Das LSG wird - falls es bei der Annahme verbleibt, daß der Kläger einen Beruf auf der Grundlage eines Mathematikstudiums nachweisbar angestrebt hat - festzustellen haben, von wann an der Kläger ohne die Schädigungsfolgen einen Beruf als Mathematiker (etwa als Diplommathematiker oder Mathematiklehrer) tatsächlich im Erwerbsleben hätte ausüben können. Dafür wird es den hypothetischen Verlauf des Studiums und der Erwerbstätigkeiten, wie sie der Kläger ohne die Schädigungsfolgen durchlaufen hätte, mit dem real abgelaufenen Berufsleben des Klägers in Beziehung zu setzen haben (vgl BSG-Urteil 25. April 1978 - 9 RV 61/77 -). Dabei wird das LSG zu beachten haben, daß der Kläger nicht schon vor dem hypothetischen Erreichen seines Berufes besonders beruflich betroffen sein kann, weil er als Student noch nicht einen Beruf ausgeübt hätte. Der Senat hat zwar in seinem Urteil vom 25. April 1978 den Anwärterdienst als sozial gleichwertig einer Berufstätigkeit angesehen; er hat damit aber noch nicht festgelegt, ob der Anwärterdienst selbst bereits als Beruf anzusehen wäre. Das kann auch hier dahinstehen. Im Gegensatz zum Anwärterdienst wird das Studium noch außerhalb des allgemeinen Erwerbslebens durchgeführt. Dem Studium fehlt die unmittelbare Verzahnung mit dem Beruf, obgleich es heute in vielen Fällen als auf einen Beruf ausgerichtet angelegt und durchgeführt wird. In Übereinstimmung mit dem übrigen Sprachverständnis wird als Beruf die auf Dauer vorgesehene - nicht nur vorübergehende - Arbeit bezeichnet, die der Schaffung und Erhaltung der Lebensgrundlage dient (BSGE 23, 231, 233; SozR Nr 13 zu § 45 BVG; Urteil vom 23. November 1977 - 9 RV 72/76 -).

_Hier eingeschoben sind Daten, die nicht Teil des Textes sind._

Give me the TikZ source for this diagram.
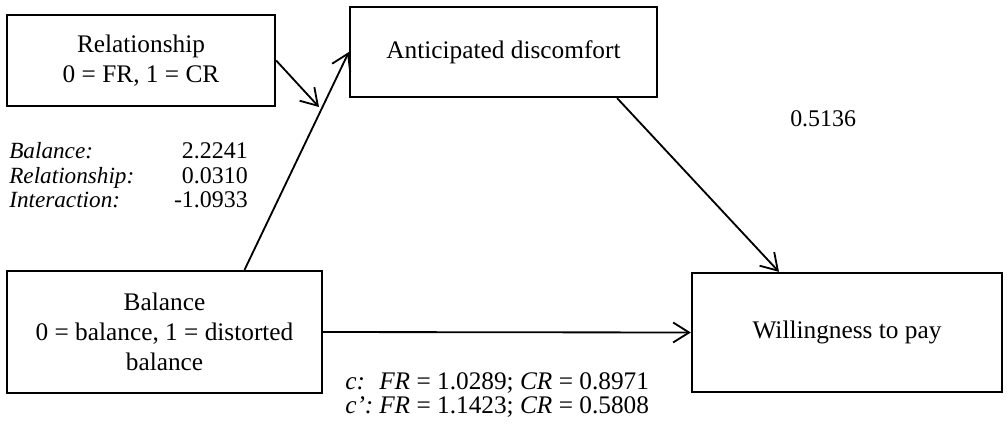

Auf einen Nachteil im sozialen Ansehen, den der Kläger als ungelernter Arbeiter oder als Umschüler und sich Fortbildender gegenüber einem akademischen Studenten etwa hätte haben können, kommt es wegen der mangelnden Berufsbezogenheit nicht an. Schließlich wird das LSG zu prüfen haben, ob der Kläger einen anderen sozial gleichwertigen Beruf ausüben kann (vgl BSG vom 25. April 1978).

Die Kostenentscheidung bleibt dem LSG vorbehalten.